Gerry Duggan, whom I will forever hold in high esteem, took the microphone.
“All it took was for someone to give me a chance.” He wanted to write and create and he
kept asking and kept getting rejected. But all it took was for one person to give him a chance.
“And if that’s your goal,” he said. “Good luck, and don’t ever stop.”
It’s difficult for me to describe how important it was for me to hear that.
This brings me closer to my overall point, which I promise to make soon. Our society is strange. People on the whole want to find their tribe. They want a sense of belonging. It starts when we’re young, as we seek to find our identity as individuals and as members of society. It gets infinitely worse in middle school and the saints be with you in high school. Our planet is an organism all of its own, and we’re all a part of this living, breathing, connected habitat. So to find some relief or sense of purpose we clutch onto things that help us manage that overwhelming realization that our tiny little rock circling around a giant ball of fire is just a speck of dust in an infinite void.
Comic cons sound like giant gatherings of nerds, and they are. But while I was waiting in the line on Friday morning, I had a thirty minute conversation with two guys next to me about the Dakota Access Pipeline.

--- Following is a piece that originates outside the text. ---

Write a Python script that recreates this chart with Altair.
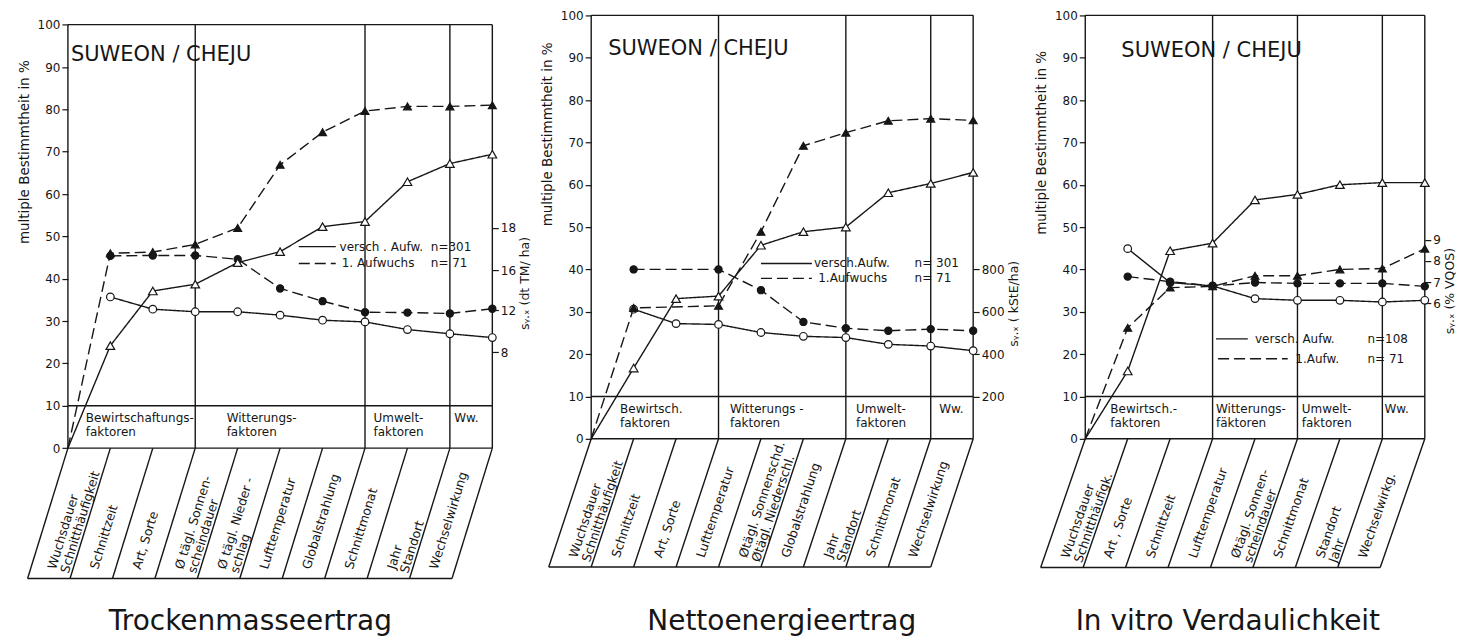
import math
import altair as alt
import pandas as pd

FONT = "DejaVu Sans"
INK = "#161616"
PXU = 42.5      # pixels per factor step (style)
PYU = 4.24      # pixels per percent (style)
H = 627

# ---------------- data: Trockenmasseertrag ----------------
p1_categories = ["Wuchsdauer\nSchnitthäufigkeit", "Schnittzeit", "Art, Sorte",
                 "Ø tägl. Sonnen-\nscheindauer", "Ø tägl. Nieder -\nschlag", "Lufttemperatur",
                 "Globalstrahlung", "Schnittmonat", "Jahr\nStandort", "Wechselwirkung"]
p1_r2_versch = [24.2, 37.1, 38.7, 43.8, 46.4, 52.3, 53.5, 62.9, 67.2, 69.4]
p1_r2_erst = [46.0, 46.3, 48.1, 52.0, 66.9, 74.6, 79.6, 80.7, 80.7, 81.0]
p1_s_versch = [35.7, 32.8, 32.2, 32.2, 31.4, 30.2, 29.8, 28.0, 27.0, 26.1]
p1_s_erst = [45.4, 45.5, 45.5, 44.6, 37.7, 34.7, 32.1, 32.0, 31.8, 32.9]
p1_groups = ["Bewirtschaftungs-\nfaktoren", "Witterungs-\nfaktoren", "Umwelt-\nfaktoren", "Ww."]
p1_group_ends = [3, 7, 9, 10]
p1_right_pos = [52, 42, 32.5, 22.6]
p1_right_labels = ["18", "16", "12", "8"]
p1_right_title = "sᵧ.ₓ (dt TM/ ha)"
p1_legend = ["versch . Aufw.", "1. Aufwuchs"]
p1_legend_n = ["n=301", "n=  71"]
p1_title = "Trockenmasseertrag"

# ---------------- data: Nettoenergieertrag ----------------
p2_categories = ["Wuchsdauer\nSchnitthäufigkeit", "Schnittzeit", "Art, Sorte", "Lufttemperatur",
                 "Øtägl. Sonnenschd.\nØtägl. Niederschl.", "Globalstrahlung", "Jahr\nStandort",
                 "Schnittmonat", "Wechselwirkung"]
p2_r2_versch = [16.7, 33.1, 33.7, 45.7, 48.9, 50.0, 58.1, 60.3, 62.9]
p2_r2_erst = [30.9, None, 31.4, 48.9, 69.2, 72.3, 75.1, 75.6, 75.2]
p2_s_versch = [30.6, 27.2, 27.0, 25.1, 24.2, 23.9, 22.3, 21.9, 20.8]
p2_s_erst = [40.0, None, 40.0, 35.1, 27.6, 26.1, 25.5, 25.9, 25.5]
p2_groups = ["Bewirtsch.\nfaktoren", "Witterungs -\nfaktoren", "Umwelt-\nfaktoren", "Ww."]
p2_group_ends = [3, 6, 8, 9]
p2_right_pos = [40, 30, 20, 10]
p2_right_labels = ["800", "600", "400", "200"]
p2_right_title = "sᵧ.ₓ ( kStE/ha)"
p2_legend = ["versch.Aufw.", "1.Aufwuchs"]
p2_legend_n = ["n= 301", "n=   71"]
p2_title = "Nettoenergieertrag"

# ---------------- data: In vitro Verdaulichkeit ----------------
p3_categories = ["Wuchsdauer\nSchnitthäufigk.", "Art , Sorte", "Schnittzeit", "Lufttemperatur",
                 "Øtägl. Sonnen-\nscheindauer", "Schnittmonat", "Standort\nJahr", "Wechselwirkg."]
p3_r2_versch = [16.0, 44.4, 46.2, 56.4, 57.7, 60.0, 60.5, 60.5]
p3_r2_erst = [26.2, 35.7, 36.0, 38.5, 38.5, 40.0, 40.2, 44.9]
p3_s_versch = [44.9, 36.9, 36.1, 33.1, 32.7, 32.7, 32.3, 32.7]
p3_s_erst = [38.3, 37.1, 36.1, 36.9, 36.7, 36.7, 36.7, 36.0]
p3_groups = ["Bewirtsch.-\nfaktoren", "Witterungs-\nfäktoren", "Umwelt-\nfaktoren", "Ww."]
p3_group_ends = [3, 5, 7, 8]
p3_right_pos = [47, 42, 37, 32]
p3_right_labels = ["9", "8", "7", "6"]
p3_right_title = "sᵧ.ₓ (% VQOS)"
p3_legend = ["versch. Aufw.", "1.Aufw."]
p3_legend_n = ["n=108", "n= 71"]
p3_title = "In vitro Verdaulichkeit"

location = "SUWEON / CHEJU"

# ---------------- layout / style per panel ----------------
styles = [
    dict(xmin=-55 / PXU, ymax=103.6, slant=0.95, depth=30.8,
         group_x=[0.42, 3.74, 7.2, 9.1], loc=(0.07, 92.8), title_x=4.3,
         leg_solid=(5.44, 6.31, 47.6), leg_dash=(5.44, 6.31, 43.6), leg_name_x=(6.4, 6.45),
         leg_n_x=8.55, ytitle_c=70, rtitle_c=39),
    dict(xmin=-1.1, ymax=101.4, slant=1.0, depth=30.3,
         group_x=[0.68, 3.27, 6.24, 8.2], loc=(0.4, 92.1), title_x=4.49,
         leg_solid=(4.0, 5.2, 41.4), leg_dash=(4.0, 5.2, 37.9), leg_name_x=(5.25, 5.35),
         leg_n_x=7.62, ytitle_c=72, rtitle_c=32),
    dict(xmin=-60.25 / PXU, ymax=101.4, slant=1.05, depth=30.4,
         group_x=[0.59, 3.08, 5.1, 7.05], loc=(0.85, 91.5), title_x=3.36,
         leg_solid=(3.08, 3.83, 23.6), leg_dash=(3.13, 4.77, 18.9), leg_name_x=(4.0, 4.95),
         leg_n_x=6.65, ytitle_c=70, rtitle_c=35),
]

panels_data = [
    (p1_categories, p1_r2_versch, p1_r2_erst, p1_s_versch, p1_s_erst, p1_groups, p1_group_ends,
     p1_right_pos, p1_right_labels, p1_right_title, p1_legend, p1_legend_n, p1_title),
    (p2_categories, p2_r2_versch, p2_r2_erst, p2_s_versch, p2_s_erst, p2_groups, p2_group_ends,
     p2_right_pos, p2_right_labels, p2_right_title, p2_legend, p2_legend_n, p2_title),
    (p3_categories, p3_r2_versch, p3_r2_erst, p3_s_versch, p3_s_erst, p3_groups, p3_group_ends,
     p3_right_pos, p3_right_labels, p3_right_title, p3_legend, p3_legend_n, p3_title),
]


def make_panel(d, st):
    (cats, r2v, r2e, sv, se, groups, gends, rpos, rlab, rtitle, legend, legend_n, title) = d
    N = len(cats)
    xmin = st["xmin"]
    ymax = st["ymax"]
    ymin = ymax - H / PYU
    depth, slant = st["depth"], st["slant"]
    W = (N - xmin) * PXU

    xs = alt.Scale(domain=[xmin, N], nice=False, zero=False)
    ys = alt.Scale(domain=[ymin, ymax], nice=False, zero=False)
    left_axis = alt.Axis(values=list(range(0, 101, 10)), domain=False, grid=False,
                         tickSize=6, tickColor=INK, tickWidth=1.2,
                         labelColor=INK, labelFont=FONT, labelFontSize=12, labelPadding=2,
                         offset=xmin * PXU,
                         title="multiple Bestimmtheit in %", titleFont=FONT, titleFontSize=13.5,
                         titleFontWeight="normal", titleColor=INK, titlePadding=6,
                         titleY=(ymax - st["ytitle_c"]) * PYU)

    def X():
        return alt.X("x:Q", scale=xs, axis=None)

    def Y():
        return alt.Y("y:Q", scale=ys, axis=left_axis)

    # series (long format)
    rows = []
    for name, vals, style, marker, origin in [
        ("r2v", r2v, "solid", "tri_open", True),
        ("r2e", r2e, "dashed", "tri_fill", True),
        ("sv", sv, "solid", "circ_open", False),
        ("se", se, "dashed", "circ_fill", False),
    ]:
        if origin:
            rows.append(dict(x=0, y=0, series=name, style=style, marker="none"))
        for i, v in enumerate(vals):
            if v is not None:
                rows.append(dict(x=i + 1, y=v, series=name, style=style, marker=marker))
    sdf = pd.DataFrame(rows)

    # frame & label-box segments
    segs = [(0, 100, N, 100), (0, 0, 0, 100), (N, 0, N, 100), (0, 0, N, 0), (0, 10, N, 10)]
    for e in gends[:-1]:
        segs.append((e, 0, e, 100))
    for k in range(0, N + 1):
        segs.append((k, 0, k - slant, -depth))
    segs.append((-slant, -depth, N - slant, -depth))
    segdf = pd.DataFrame(segs, columns=["x", "y", "x2", "y2"])

    frame = alt.Chart(segdf).mark_rule(color=INK, strokeWidth=1.4).encode(
        x=X(), x2="x2:Q", y=Y(), y2="y2:Q")

    lines = alt.Chart(sdf).mark_line(color=INK, strokeWidth=1.4).encode(
        x=X(), y=Y(), detail="series:N", order="x:Q",
        strokeDash=alt.StrokeDash("style:N", legend=None,
                                  scale=alt.Scale(domain=["solid", "dashed"], range=[[1, 0], [11, 5]])))

    pts = []
    for marker, shape, fill, size in [("circ_open", "circle", "white", 58),
                                      ("circ_fill", "circle", INK, 52),
                                      ("tri_open", "triangle-up", "white", 75),
                                      ("tri_fill", "triangle-up", INK, 62)]:
        pts.append(alt.Chart(sdf).transform_filter(alt.datum.marker == marker).mark_point(
            shape=shape, filled=True, fill=fill, stroke=INK, strokeWidth=1.2, size=size, opacity=1
        ).encode(x=X(), y=Y()))

    # category labels in the slanted boxes
    a = depth - 2.3
    cdf = pd.DataFrame({"x": [k - 0.5 - slant * a / depth for k in range(1, N + 1)],
                        "y": [-a] * N, "t": cats})
    ang = 360 - math.degrees(math.atan2(depth * PYU, slant * PXU))
    catlab = alt.Chart(cdf).mark_text(font=FONT, fontSize=12.5, color=INK, align="left",
                                      baseline="middle", angle=ang, lineBreak="\n",
                                      lineHeight=13.5).encode(x=X(), y=Y(), text="t:N")

    gdf = pd.DataFrame({"x": st["group_x"], "y": [8.3] * len(groups), "t": groups})
    grplab = alt.Chart(gdf).mark_text(font=FONT, fontSize=12, color=INK, align="left",
                                      baseline="top", lineBreak="\n", lineHeight=14.5).encode(
        x=X(), y=Y(), text="t:N")

    ldf = pd.DataFrame({"x": [st["loc"][0]], "y": [st["loc"][1]], "t": [location]})
    loclab = alt.Chart(ldf).mark_text(font=FONT, fontSize=21, color=INK, align="left",
                                      baseline="middle").encode(x=X(), y=Y(), text="t:N")

    ty = ymax - (629 - 8) / PYU
    tdf = pd.DataFrame({"x": [st["title_x"]], "y": [ty], "t": [title]})
    titlelab = alt.Chart(tdf).mark_text(font=FONT, fontSize=28, color=INK, align="center",
                                        baseline="alphabetic").encode(x=X(), y=Y(), text="t:N")

    # legend
    s0, s1, sy = st["leg_solid"]
    d0, d1, dy = st["leg_dash"]
    legsolid = alt.Chart(pd.DataFrame({"x": [s0], "x2": [s1], "y": [sy]})).mark_rule(
        color=INK, strokeWidth=1.3).encode(x=X(), x2="x2:Q", y=Y())
    legdash = alt.Chart(pd.DataFrame({"x": [d0], "x2": [d1], "y": [dy]})).mark_rule(
        color=INK, strokeWidth=1.3, strokeDash=[11, 5]).encode(x=X(), x2="x2:Q", y=Y())
    legtdf = pd.DataFrame({"x": list(st["leg_name_x"]) + [st["leg_n_x"]] * 2,
                           "y": [sy, dy, sy, dy],
                           "t": legend + legend_n})
    legtxt = alt.Chart(legtdf).mark_text(font=FONT, fontSize=12, color=INK, align="left",
                                         baseline="middle").encode(x=X(), y=Y(), text="t:N")

    main = alt.layer(frame, lines, *pts, catlab, grplab, loclab, titlelab, legsolid, legdash, legtxt)

    expr = " : ".join(f"datum.value == {p} ? '{l}'" for p, l in zip(rpos, rlab)) + " : ''"
    right_axis = alt.Axis(orient="right", values=rpos, labelExpr=expr, domain=False, grid=False,
                          tickSize=6, tickColor=INK, tickWidth=1.2, labelColor=INK, labelFont=FONT,
                          labelFontSize=12, labelPadding=2, title=rtitle, titleFont=FONT,
                          titleFontSize=12.5, titleFontWeight="normal", titleColor=INK,
                          titleAngle=270, titleBaseline="top", titlePadding=3,
                          titleY=(ymax - st["rtitle_c"]) * PYU)
    rdf = pd.DataFrame({"pos": rpos})
    right = alt.Chart(rdf).mark_point(opacity=0).encode(
        x=alt.value(0), y=alt.Y("pos:Q", scale=ys, axis=right_axis))

    return alt.layer(main, right).resolve_scale(y="independent").properties(width=W, height=H)


panels = [make_panel(d, st) for d, st in zip(panels_data, styles)]

chart = alt.hconcat(*panels, spacing=51.25, bounds="flush").properties(
    padding={"left": 2, "top": 0, "right": 0, "bottom": 0},
    background="white",
).configure_view(stroke=None)

chart.save("out.html", embed_options={"renderer": "svg", "actions": False})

We talked about how that political struggle was addressed in comics by writers that want to tackle serious issues. We talked about how, of all things, the current issues of Batman hit us right in the heart because we’re at an age where we understand what it’s like to feel as though we put on a mask every day just to make it through. Just because that message comes packaged in a sequential art form, does that make it “less than” say, an article in The Atlantic?
I thought long and hard over this weekend about what makes it socially acceptable to buy a license plate that supports a professional sports team, but unacceptable to want to dress like an elf for a few days and have a good time. Why is it okay to yell at a television when some poor sap misses a field goal, but not okay to gather around the TV to have a Mario Kart competition? How can a multi-color variant of a Campbell’s Soup can be considered art, but pages like the one below be brushed off as some nerd’s fantasy garbage?
It’s okay to stare at this page from Batman White Knight, written and drawn by Sean Murphy. The detail should impress you.
In three days time I made friends with a lot of different people, from all walks of life, coming together to meet in a community that wants to explore life through a medium that doesn’t register for a lot of people. I saw men dressed as women, women dressed as men, kids dressed as adults and vice versa. But I was also in a sea of individuals who never once passed judgement on anyone else. We were all in it together.
Comic cons are no different than film festivals where independent artists are trying to share their vision of an expression of life. They’re no different than throwing on a jersey, heading to downtown Indy to day drink, and then spending four hours watching men run at each other as hard as they can. No better or worse than dancing in a mass of sweaty people at a music festival. Cons give a different segment of humanity a voice, that has as much right to be heard as any other.
Whether you want to admit it or not, whether you actually know it or not, this is an industry that has defined American culture for the better part of a century. It has morphed and evolved over time, and it will continue to do so in the coming years.
I’m not suggesting you go to a con, especially if you’re not a fan, it’s exhausting. I do, however, suggest the next time someone tells you they were able to garner some meaning from any art form, that you pause. Take a second and consider what inspires you to find meaning. Hold it up to the light, see through it, and take a moment to think about why you think that makes you better?
But I could be wrong. What do I know? I signed a petition to bring Superman’s red underwear back to his costume.